Oversight Examines
USDA's Struggle to Police Merchants Engaging in Food Stamp Fraud
March 8, 2012
The House Committee on Oversight and Government Reform released "Food
Stamp Fraud EXPOSED," a new video highlighting recent reports revealing
hundreds of merchants previously disqualified from the U.S. Department
of Agriculture's Supplemental Nutrition Assistance Program (SNAP) food
stamp program continue to defraud the program. Food stamp fraud costs
taxpayers hundreds of millions every year, according to a Scripps Howard
News Service investigative report.
House Oversight and Government Reform
Committee Chairman Darrell Issa (R-CA), in a letter to U.S. Department
of Agriculture (USDA) Under Secretary for Food, Nutrition and Consumer
Services Kevin Concannon, asked USDA to respond to new findings by
Scripps Howard News Service that found pervasive weaknesses in USDA’s
process for disqualifying and reauthorizing merchants to accept food
stamp benefits. The new revelations have led to an expansion of a
previous February 6, 2012, request Issa made to Secretary of Agriculture
Tom Vilsack about fraud within USDA’s food stamp program.
“With
record numbers of Americans using food stamps, with an annual price tag
of $75.3 billion, anything short of rigorous anti-fraud measures will be
very costly to taxpayers,” wrote Issa in the letter to Concannon.

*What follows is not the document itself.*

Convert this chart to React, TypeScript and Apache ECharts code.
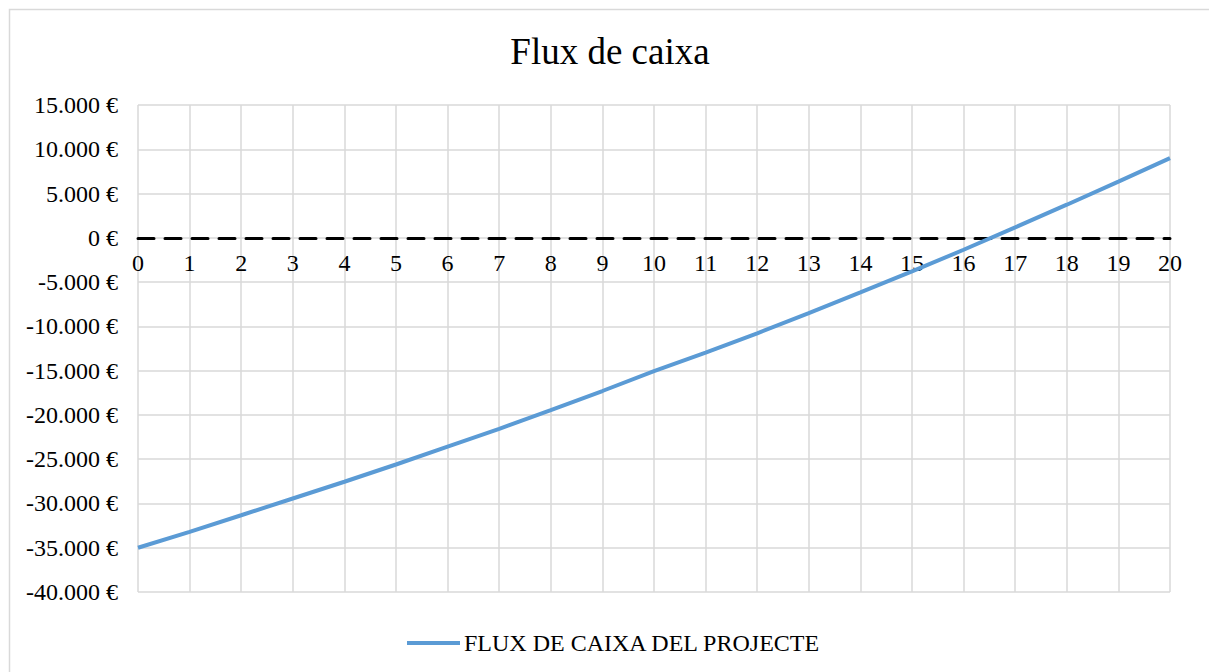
import React, { useEffect, useRef } from "react";
import * as echarts from "echarts";

const years = ["0","1","2","3","4","5","6","7","8","9","10","11","12","13","14","15","16","17","18","19","20"];
const fluxValues = [-35000, -33200, -31330, -29440, -27550, -25600, -23580, -21580, -19460, -17300, -15050, -12960, -10780, -8500, -6170, -3800, -1350, 1180, 3740, 6350, 9000];
const seriesName = "FLUX DE CAIXA DEL PROJECTE";
const titleText = "Flux de caixa";

const FONT = '"Liberation Serif", "Times New Roman", serif';

function fmtEuro(v: number): string {
  const neg = v < 0;
  const s = Math.abs(Math.round(v)).toString().replace(/\B(?=(\d{3})+(?!\d))/g, ".");
  return (neg ? "-" : "") + s + " €";
}

export default function App() {
  const ref = useRef<HTMLDivElement>(null);
  useEffect(() => {
    if (!ref.current) return;
    const chart = echarts.init(ref.current, undefined, { renderer: "svg" });
    chart.setOption({
      animation: false,
      backgroundColor: "#ffffff",
      textStyle: { fontFamily: FONT },
      graphic: [
        {
          type: "rect",
          shape: { x: 9.5, y: 9.5, width: 1240, height: 720 },
          style: { fill: "none", stroke: "#d9d9d9", lineWidth: 1.5 },
          silent: true,
        },
      ],
      title: {
        text: titleText,
        left: 610,
        textAlign: "center",
        top: 33,
        padding: 0,
        textStyle: { fontFamily: FONT, fontSize: 37, fontWeight: "normal", color: "#000" },
      },
      legend: {
        data: [{ name: seriesName, icon: "rect" }],
        left: 407,
        top: 631,
        padding: 0,
        itemWidth: 53,
        itemHeight: 4,
        textStyle: { fontFamily: FONT, fontSize: 24, color: "#000", padding: [0, 0, 0, -1] },
      },
      grid: { left: 138, right: 39, top: 105, bottom: 80, containLabel: false },
      xAxis: {
        type: "category",
        data: years,
        boundaryGap: false,
        offset: -354,
        axisLine: { show: true, onZero: false, lineStyle: { color: "#000", width: 3, type: [16, 11] } },
        axisTick: { show: false },
        axisLabel: { fontFamily: FONT, fontSize: 24, color: "#000", margin: 13, interval: 0 },
        splitLine: { show: true, interval: 0, lineStyle: { color: "#d9d9d9", width: 1.5 } },
      },
      yAxis: {
        type: "value",
        min: -40000,
        max: 15000,
        interval: 5000,
        axisLine: { show: false },
        axisTick: { show: false },
        axisLabel: { fontFamily: FONT, fontSize: 24, color: "#000", margin: 20, formatter: (v: number) => fmtEuro(v) },
        splitLine: { show: true, lineStyle: { color: "#d9d9d9", width: 1.5 } },
      },
      series: [
        {
          name: seriesName,
          type: "line",
          data: fluxValues,
          symbol: "none",
          lineStyle: { color: "#5b9bd5", width: 4 },
          itemStyle: { color: "#5b9bd5" },
          z: 3,
        },
      ],
    });
    return () => chart.dispose();
  }, []);
  return (
    <div
      ref={ref}
      style={{ position: "absolute", left: 0, top: 0, width: 1209, height: 672 }}
    />
  );
}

“According to Scripps, a startling number of barred retailers ‘disobey
the permanent prohibitions and continue to shortchange complicit
customers and unwitting taxpayers.’ In fact, some retailers have been
busted repeatedly – Scripps identified at least 137 merchants that have
been disqualified more than once.”
Scripps Howard News Service reported over the weekend that out of 4,600
retailers who lost their authorization to accept food stamps between
January 2006 and July 2011, 1,492 continue to participate in the
program. Disqualified owners of stores removed from the program are
supposed to face a lifetime ban. According to USDA, food-stamp
trafficking by storeowners cost taxpayers $330 million in 2008 alone.